Alexander Technique

A way to study how you live your life - notice habits, relieve tension, experience fresh choice, act with clarity.

The lineage of Contemporary Alexander Technique

Alexander Technique was personally explored and taught first by Frederick Matthias Alexander (b. 1869). After years of rigorous self-study, Alexander was able to alter his habits in order to cure chronic laryngitis. This prompted friends and colleagues to urge him to teach what he had discovered. After 35 years of refining his teaching, Alexander began to train others in his teaching methods.

Marjorie Barstow (b. 1899) was the first graduate from F. M. Alexander’s first teacher training course. After graduating, she returned to her hometown of Lincoln, Nebraska, and taught thousands of students, working up until shortly before her death at age 95. Marj’s practical approach to teaching was largely in the form of group teaching, and what she called and ‘extended apprenticeship.’ This approach gave her students the ability to teach both one-on-one lessons, as well as facilitate group study.
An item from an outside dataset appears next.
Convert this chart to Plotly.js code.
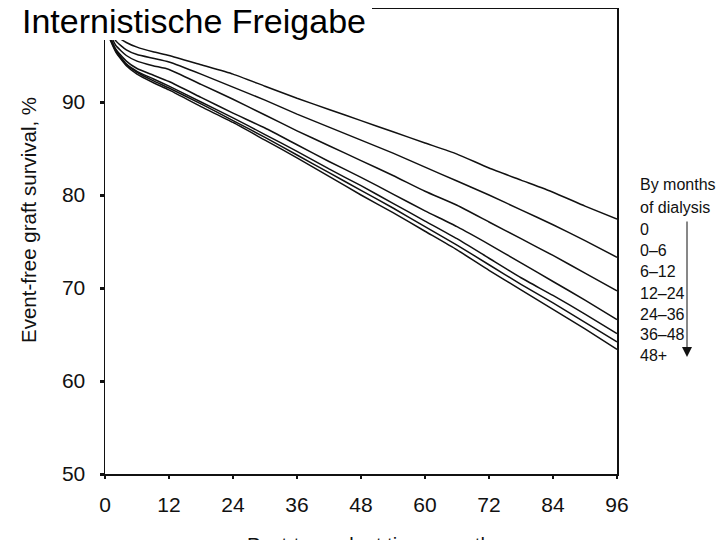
<!DOCTYPE html>
<html>
<head>
<meta charset="utf-8">
<script src="https://cdn.plot.ly/plotly-3.0.1.min.js"></script>
<style>html,body{margin:0;padding:0;background:#fff;}#chart{width:720px;height:540px;}</style>
</head>
<body>
<div id="chart"></div>
<script>
// Months post transplant
const months = [0, 2, 4, 6, 9, 12, 18, 24, 30, 36, 42, 48, 54, 60, 66, 72, 78, 84, 90, 96];
// Series: event-free graft survival (%) by months of dialysis
const seriesNames = ["0", "0–6", "6–12", "12–24", "24–36", "36–48", "48+"];
const surv0    = [99.5, 97.2, 96.4, 95.9, 95.4, 95.0, 94.0, 93.0, 91.7, 90.4, 89.2, 88.0, 86.8, 85.6, 84.4, 82.9, 81.6, 80.3, 78.8, 77.4];
const surv0_6  = [99.0, 96.6, 95.6, 95.1, 94.7, 94.3, 93.0, 91.6, 90.2, 88.7, 87.3, 85.9, 84.5, 83.0, 81.5, 80.0, 78.4, 76.8, 75.1, 73.3];
const surv6_12 = [98.6, 96.1, 95.0, 94.4, 93.9, 93.5, 91.9, 90.3, 88.6, 86.9, 85.3, 83.7, 82.1, 80.4, 78.9, 77.1, 75.3, 73.5, 71.6, 69.7];
const surv12_24= [98.3, 95.7, 94.4, 93.6, 92.9, 92.2, 90.5, 88.8, 87.2, 85.4, 83.6, 81.9, 80.1, 78.3, 76.6, 74.7, 72.7, 70.7, 68.7, 66.6];
const surv24_36= [98.2, 95.6, 94.1, 93.3, 92.5, 91.7, 90.0, 88.3, 86.5, 84.7, 82.8, 81.0, 79.1, 77.2, 75.3, 73.2, 71.1, 69.2, 67.2, 65.1];
const surv36_48= [98.1, 95.5, 94.0, 93.2, 92.3, 91.5, 89.8, 88.0, 86.2, 84.3, 82.4, 80.5, 78.6, 76.6, 74.6, 72.5, 70.4, 68.4, 66.3, 64.2];
const surv48p  = [98.0, 95.4, 93.9, 93.0, 92.1, 91.3, 89.5, 87.8, 85.9, 84.0, 82.0, 80.0, 78.1, 76.1, 74.1, 71.9, 69.8, 67.7, 65.6, 63.4];
const seriesValues = [surv0, surv0_6, surv6_12, surv12_24, surv24_36, surv36_48, surv48p];
const xTicks = [0, 12, 24, 36, 48, 60, 72, 84, 96];
const yTicks = [50, 60, 70, 80, 90];
const legendTitle = ["By months", "of dialysis"];

const font = "Liberation Sans, Arial, sans-serif";

const traces = seriesValues.map((vals, i) => ({
  x: months, y: vals, name: seriesNames[i], type: "scatter", mode: "lines",
  line: {color: "#111", width: 1.5, shape: "spline", smoothing: 0.5},
  hoverinfo: "skip"
}));

const annotations = [];
const pxToPaperX = px => (px - 105) / 512;
const pxToPaperY = py => (474 - py) / 465;
legendTitle.forEach((t, i) => {
  annotations.push({xref: "paper", yref: "paper", x: pxToPaperX(638), y: pxToPaperY([184, 207][i]),
    xanchor: "left", yanchor: "middle", showarrow: false, text: t,
    font: {family: font, size: 16, color: "#111"}});
});
const labelY = [229, 250, 271, 293, 314, 334, 355];
seriesNames.forEach((n, i) => {
  annotations.push({xref: "paper", yref: "paper", x: pxToPaperX(638), y: pxToPaperY(labelY[i]),
    xanchor: "left", yanchor: "middle", showarrow: false, text: n,
    font: {family: font, size: 16, color: "#111"}});
});
// Arrow
annotations.push({xref: "paper", yref: "paper", x: pxToPaperX(687), y: pxToPaperY(357),
  ax: 0, ay: -137, showarrow: true, arrowhead: 2, arrowsize: 2, arrowwidth: 1, arrowcolor: "#111", text: ""});
// Title
annotations.push({xref: "paper", yref: "paper", x: pxToPaperX(20), y: pxToPaperY(0),
  xanchor: "left", yanchor: "top", showarrow: false, text: "Internistische Freigabe",
  font: {family: font, size: 34, color: "#000"}});
// Y axis title
annotations.push({xref: "paper", yref: "paper", x: pxToPaperX(28), y: pxToPaperY(220),
  xanchor: "center", yanchor: "middle", showarrow: false, textangle: -90,
  text: "Event-free graft survival, %", font: {family: font, size: 20.5, color: "#111"}});
// X axis title (cut off at bottom, as in the reference)
annotations.push({xref: "paper", yref: "paper", x: pxToPaperX(374), y: pxToPaperY(532),
  xanchor: "center", yanchor: "top", showarrow: false,
  text: "Post-transplant time, months", font: {family: font, size: 20, color: "#111"}});

const layout = {
  width: 720, height: 540,
  margin: {l: 105, r: 103, t: 9, b: 66},
  paper_bgcolor: "#fff", plot_bgcolor: "#fff",
  showlegend: false,
  xaxis: {range: [0, 96], tickvals: xTicks, ticktext: xTicks.map(String),
    showgrid: false, zeroline: false, showline: true, mirror: true, linecolor: "#111", linewidth: 1.5,
    ticks: "outside", ticklen: 3, tickwidth: 2, tickcolor: "#111",
    tickfont: {family: font, size: 21, color: "#111"}, ticklabelstandoff: 8},
  yaxis: {range: [50, 100], tickvals: yTicks, ticktext: yTicks.map(String),
    showgrid: false, zeroline: false, showline: true, mirror: true, linecolor: "#111", linewidth: 1.5,
    ticks: "outside", ticklen: 4, tickwidth: 3, tickcolor: "#111",
    tickfont: {family: font, size: 21, color: "#111"}, ticklabelstandoff: 10},
  shapes: [{type: "rect", xref: "paper", yref: "paper", layer: "above",
    x0: pxToPaperX(0), x1: pxToPaperX(372), y0: pxToPaperY(40), y1: pxToPaperY(-2),
    fillcolor: "#fff", line: {width: 0}}],
  annotations: annotations
};

Plotly.newPlot("chart", traces, layout, {displayModeBar: false, staticPlot: true});
</script>
</body>
</html>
She never favored a conventional training program, but issued a letter containing the names of her students who she considered ‘very well qualified as teachers of the Alexander Technique'.

Bruce Fertman was amoung these individuals who were approved by Marj to teach Alexander Technique and share the work with new students. Robyn Avalon studied with Bruce as well as Marj, and went on to found the Alexander Alliance with Bruce, an international learning community dedicated to teaching and evolving the work of F.M. Alexander.

The Contemporary Alexander School, founded and run by Robyn, is a living school based in the United States. This means that the school is designed to evolve based on the current faculty, student body, and conditions of the world. The school actively engages with the present needs of its students, and seek to create new teaching forms, relational skills, and practices. This process is challenging, and models a practice of growth that denies perfectionism in favor of revealing new and unexpected choices.